# Thread: word problem, using factoring equation with two solving situations.

1. ## word problem, using factoring equation with two solving situations.

The perimeter of a rectangle is 32 inches, and the area is 60 sq. inch. Find the length and width of the rectangle.

2. Let $\displaystyle a,b$ be the sides of the rectangle.

We know that $\displaystyle 2(a+b)=32$ and $\displaystyle a\cdot b=60$

Now, solve.

3. Originally Posted by mirdita59
The perimeter of a rectangle is 32 inches, and the area is 60 sq. inch. Find the length and width of the rectangle.
Let L = length of rectangle, in inches
And, w = width, in inches

Perimeter, P = 2L +2w
32 = 2L +2w
16 = L +w -------------(1)

Area, A = w*L
60 = wL ----------------(2)

There are your two simultaneous equations.

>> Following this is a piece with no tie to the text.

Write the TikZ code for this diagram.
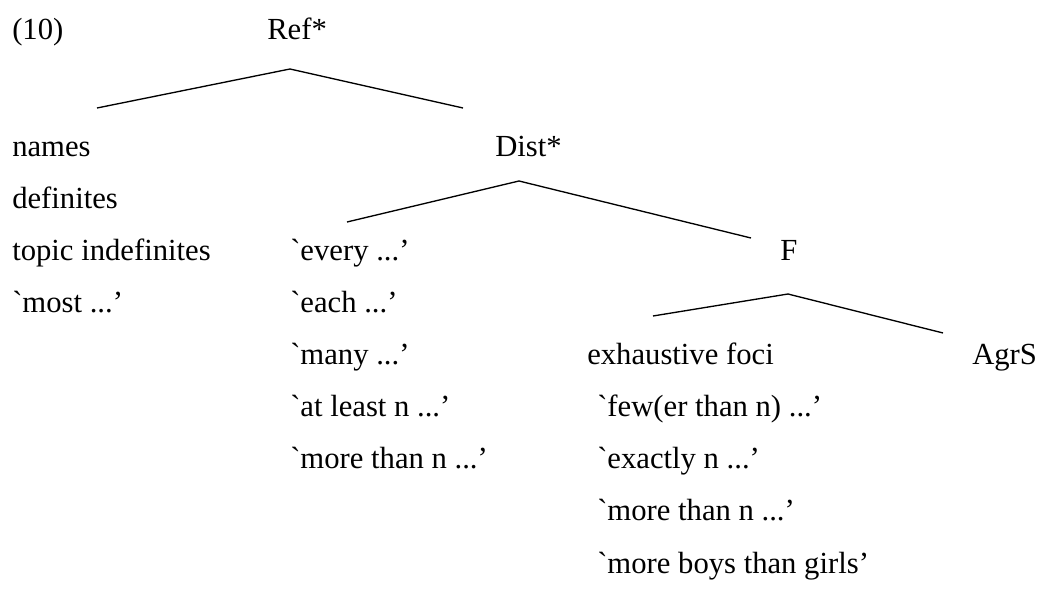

One way to continue is by substitution,
there are many ways to do this substitution itself,
one way is we use (1) to get the value of L in terms of w,
L = 16-w --------------(1a)

Substitute that into (2),
60 = w(16-w)
60 = 16w -w^2
w^2 -16w +60 = 0
Factor that,
(w-6)(w-10) = 0
w = 6 or 10

When w = 6 inches,
L = 16-w --------------(1a)
L = 16-6
L = 10 inches

When w = 10 inches,
L = 16-w --------------(1a)
L = 16-10
L = 6 inches
What? L is shorter than w?
Ignore this.

Therefore, length = 10 inches and width = 6 inches. ----------answer.